Although the number of parents and students choosing virtual and blended schools in the United States is rising, new evidence suggests these schools lag significantly behind traditional brick-and-mortar schools, a brief released Wednesday finds. Researchers recommend a host of corrective measures, from temporarily halting virtual school expansions to devising more appropriate outcome measurements.
“Many virtual schools and blended schools have been promoted as an efficient, cost-effective way to bridge technology and learning, yet there is growing evidence that they’re failing to prepare their students for success,” said WEAC President Betsy Kippers. “Policymakers should hit the brakes on the rapid expansion of online schools until accountability measures are in place that ensure they’re no longer failing.”
Virtual Schools Report 2016: Directory and Performance Review recommends exactly that: that policymakers and education leaders place a moratorium on virtual and blended schools until accountability measures are established that can identify why these schools are failing.
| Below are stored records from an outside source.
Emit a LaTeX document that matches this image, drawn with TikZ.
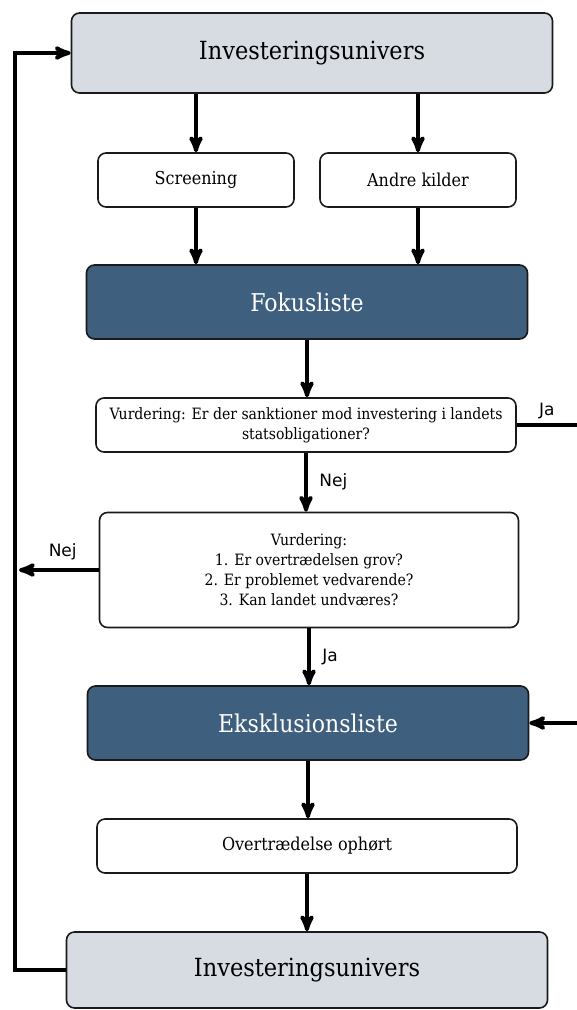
\documentclass[tikz,border=0pt]{standalone}
\usepackage{fontspec}
\setmainfont{DejaVu Serif Condensed}
\newfontfamily\labelfont{DejaVu Sans}
\usetikzlibrary{arrows,positioning}
\definecolor{universgray}{HTML}{D7DCE3}
\definecolor{listblue}{HTML}{3F5F7F}
\definecolor{boxline}{HTML}{1A1A1A}
\tikzset{>=stealth',
	box/.style={draw=boxline, line width=1.6pt, rounded corners=8pt,
		align=center, inner sep=0pt},
	univers/.style={box, fill=universgray, minimum width=481pt,
		font=\fontsize{25}{28}\selectfont},
	liste/.style={box, fill=listblue, text=white, minimum width=441pt,
		minimum height=74pt, font=\fontsize{24.5}{28}\selectfont},
	smallbox/.style={box, fill=white, minimum height=54pt,
		font=\fontsize{15.6}{20}\selectfont},
	onelinebox/.style={smallbox, font=\fontsize{17.8}{20}\selectfont},
	flow/.style={->, line width=4pt},
	answer/.style={font=\labelfont\fontsize{17}{19}\selectfont}}

\begin{document}
\begin{tikzpicture}[x=1pt,y=-1pt]
	\useasboundingbox (0,0) rectangle (577,1010);
	% boxes
	\node[univers, minimum height=80pt] (univtop) at (312,53) {Investeringsunivers};
	\node[onelinebox, minimum width=196pt] (screen) at (196,180) {Screening};
	\node[onelinebox, minimum width=196pt] (andre) at (418,180) {Andre kilder};
	\node[liste] (fokus) at (307,302) {Fokusliste};
	\node[smallbox, minimum width=420pt] (sankt) at (306,425)
		{Vurdering: Er der sanktioner mod investering i landets\\statsobligationer?};
	\node[smallbox, minimum width=419pt, minimum height=115pt] (vurd) at (309,570)
		{Vurdering:\\1. Er overtrædelsen grov?\\2. Er problemet vedvarende?\\3. Kan landet undværes?};
	\node[liste] (ekskl) at (308,723) {Eksklusionsliste};
	\node[onelinebox, minimum width=420pt] (ophoert) at (307,846) {Overtrædelse ophørt};
	\node[univers, minimum height=76pt] (univbot) at (307,970) {Investeringsunivers};
	% return lines
	\coordinate (back) at (15,0);
	\coordinate (aside) at (580,0);
	% arrows
	\draw[flow] (univtop.south -| screen.north) -- (screen.north);
	\draw[flow] (univtop.south -| andre.north) -- (andre.north);
	\draw[flow] (screen.south) -- (screen.south |- fokus.north);
	\draw[flow] (andre.south) -- (andre.south |- fokus.north);
	\draw[flow] (fokus.south) -- (fokus.south |- sankt.north);
	\draw[flow] (sankt.south) -- (sankt.south |- vurd.north)
		node[midway, right=8pt, answer] (nej1) {Nej};
	\draw[flow, shorten >=4pt] (vurd.west) -- (vurd.west -| back)
		node[pos=0.43, above=5pt, answer] (nej2) {Nej};
	\draw[flow] (vurd.south) -- (vurd.south |- ekskl.north)
		node[midway, right=8pt, answer] (ja2) {Ja};
	\draw[flow] (ekskl.south) -- (ekskl.south |- ophoert.north);
	\draw[flow] (ophoert.south) -- (ophoert.south |- univbot.north);
	\draw[flow] (univbot.west) -- (univbot.west -| back) |- (univtop.west);
	\draw[flow] (sankt.east) -- (sankt.east -| aside) |- (ekskl.east);
	\node[answer, above left=3pt and 22pt] (ja1) at (sankt.east -| aside) {Ja};
\end{tikzpicture}
\end{document}
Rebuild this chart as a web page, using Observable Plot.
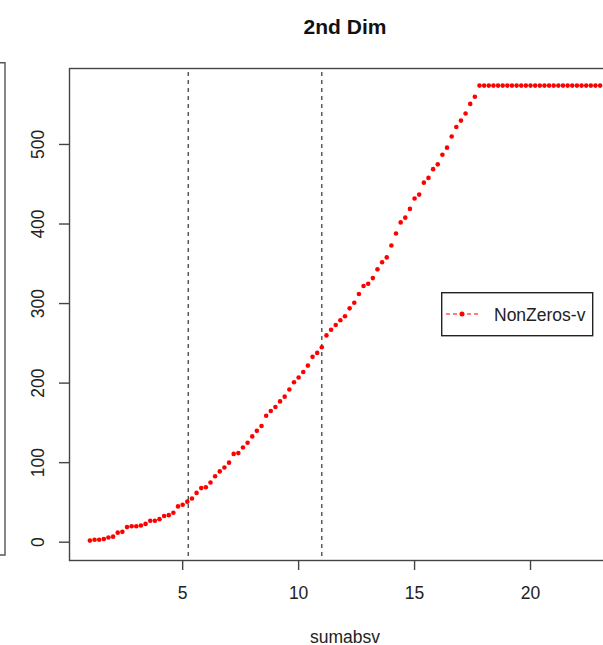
<!DOCTYPE html>
<html>
<head>
<meta charset="utf-8">
<script src="https://cdn.jsdelivr.net/npm/d3@7"></script>
<script src="https://cdn.jsdelivr.net/npm/@observablehq/plot@0.6"></script>
<style>
  html, body { margin: 0; padding: 0; background: #fff; overflow: hidden; }
  #chart { position: relative; width: 603px; height: 645px; overflow: hidden; }
  #chart svg { max-width: none !important; display: block; }
</style>
</head>
<body>
<div id="chart"></div>
<script>
// sumabsv values
const sumabsv = [1,1.2,1.4,1.6,1.8,2,2.2,2.4,2.6,2.8,3,3.2,3.4,3.6,3.8,4,4.2,4.4,4.6,4.8,
  5,5.2,5.4,5.6,5.8,6,6.2,6.4,6.6,6.8,7,7.2,7.4,7.6,7.8,8,8.2,8.4,8.6,8.8,
  9,9.2,9.4,9.6,9.8,10,10.2,10.4,10.6,10.8,11,11.2,11.4,11.6,11.8,12,12.2,12.4,12.6,12.8,
  13,13.2,13.4,13.6,13.8,14,14.2,14.4,14.6,14.8,15,15.2,15.4,15.6,15.8,16,16.2,16.4,16.6,16.8,
  17,17.2,17.4,17.6,17.8,18,18.2,18.4,18.6,18.8,19,19.2,19.4,19.6,19.8,20,20.2,20.4,20.6,20.8,
  21,21.2,21.4,21.6,21.8,22,22.2,22.4,22.6,22.8,23];
// NonZeros-v values
const nonZeros = [2,3,3,4,6,7,12,13,19,20,20,21,23,27,27,29,33,34,37,45,
  47,51,55,62,68,69,75,83,89,94,100,111,112,119,125,133,140,146,159,165,
  170,177,183,192,201,207,214,222,233,238,245,260,267,273,279,284,294,301,312,322,
  325,332,343,352,358,373,388,402,408,419,432,437,452,458,469,475,487,496,510,522,
  530,539,551,560,574,574,574,574,574,574,574,574,574,574,574,574,574,574,574,574,
  574,574,574,574,574,574,574,574,574,574,574];
const vLines = [5.24, 11.0];
const xTicks = [5, 10, 15, 20];
const yTicks = [0, 100, 200, 300, 400, 500];
const titleText = "2nd Dim";
const xLabel = "sumabsv";
const legendLabel = "NonZeros-v";

const data = sumabsv.map((x, i) => ({x, y: nonZeros[i]}));

const W = 625, H = 645;
const plot = Plot.plot({
  width: W,
  height: H,
  marginLeft: 69,
  marginRight: 5,
  marginTop: 68,
  marginBottom: 85,
  style: {fontFamily: "'Liberation Sans', Arial, sans-serif", fontSize: "17.5px", color: "#222", background: "#fff", maxWidth: "none"},
  x: {domain: [0.12, 23.88]},
  y: {domain: [-23, 595.5]},
  marks: [
    Plot.ruleX(vLines, {stroke: "#333", strokeWidth: 1.2, strokeDasharray: "4,4", strokeDashoffset: 4}),
    Plot.dot(data, {x: "x", y: "y", r: 2.3, fill: "#ff0000", stroke: "none"}),
    Plot.frame({stroke: "#444", strokeWidth: 1.4}),
    Plot.axisX({ticks: xTicks, tickSize: 10, tickPadding: 16.5, label: null, stroke: "#444", strokeWidth: 1.4}),
    Plot.axisY({ticks: yTicks, tickSize: 10, tickPadding: 15.5, tickRotate: -90, label: null, stroke: "#444", strokeWidth: 1.4}),
    Plot.text([xLabel], {frameAnchor: "bottom", text: d => d, dy: 82, lineAnchor: "bottom", fontSize: 17.5, fill: "#222"}),
    Plot.text([titleText], {frameAnchor: "top", text: d => d, dy: -35, lineAnchor: "bottom", fontSize: 21, fontWeight: "bold", fill: "#111"})
  ]
});
plot.style.maxWidth = "none";
plot.setAttribute("width", W);
plot.setAttribute("height", H);
document.getElementById("chart").appendChild(plot);

// decorations: partial neighbouring panel frame and legend box
const svg = d3.select(plot);
svg.append("path")
  .attr("d", "M0,62.7H5V555H0")
  .attr("fill", "none").attr("stroke", "#555").attr("stroke-width", 1.4);

const lg = svg.append("g");
lg.append("rect").attr("x", 441.7).attr("y", 292.7).attr("width", 151).attr("height", 43)
  .attr("fill", "#fff").attr("stroke", "#222").attr("stroke-width", 1.4);
lg.append("line").attr("x1", 446).attr("x2", 478).attr("y1", 314).attr("y2", 314)
  .attr("stroke", "#ff0000").attr("stroke-width", 1.2).attr("stroke-dasharray", "4,3");
lg.append("circle").attr("cx", 462).attr("cy", 314).attr("r", 2.5).attr("fill", "#ff0000");
lg.append("text").attr("x", 494).attr("y", 320.5).attr("text-anchor", "start")
  .attr("font-size", "17.5px").attr("fill", "#222").text(legendLabel);
</script>
</body>
</html>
The report found virtual and blended schools are failing students in on-time graduation rates, student-to-teacher ratio and English language arts.
“Too many virtual and blended schools are continuing to operate without accountability measurements, and this report urges policymakers to dig deeper and ask tough questions about why these schools are failing their students,” said Kippers. “Before states allow more virtual and blended schools to open, it’s critical that policymakers and educators do a better job at identifying the causes of widespread underperformance among online schools and hold failing schools accountable for their outcomes.”
Despite these troubling findings, virtual and blended schools are continuing to expand without any guidelines or accountability measurements. Between the 2013 and 2014 school years, 447 full-time virtual schools enrolled approximately 262,000 students – up from 311 full-time schools enrolling 200,000 students just two years earlier – and 87 blended schools enrolled 26,155 students. Currently, there are 33 states with full-time virtual schools and 16 states have blended schools.
This report recommends that policymakers design new outcome measures for full-time virtual and blended schools to increase accountability and improve school performance. It also urges policymakers to create and enforce sanctions for these schools if they fail to demonstrate improved performance.
Additionally, authors of the report recommend policymakers require virtual and blended schools devote more resources to learning, especially by specifying a maximum ratio of students to teachers. State agencies should also require these schools to fully report data about student demographics and teachers. And new outcome measures should be designed appropriate to the unique characteristics of online learning.
The vast majority of students are enrolled in virtual schools operated by for-profit companies such as K12 Inc. and Connections Academy. Although for-profit corporations operate only 44 percent of virtual schools, these institutions account for 74 percent of all student enrollments. Additionally, for-profit virtual schools enroll an average of 1,027 students, compared to non-profit virtual schools that enroll an average of 286 students.
The National Education Policy Center produced the research brief, Virtual Schools Report 2016, with funding from the Great Lakes Center for Education Research and Practice.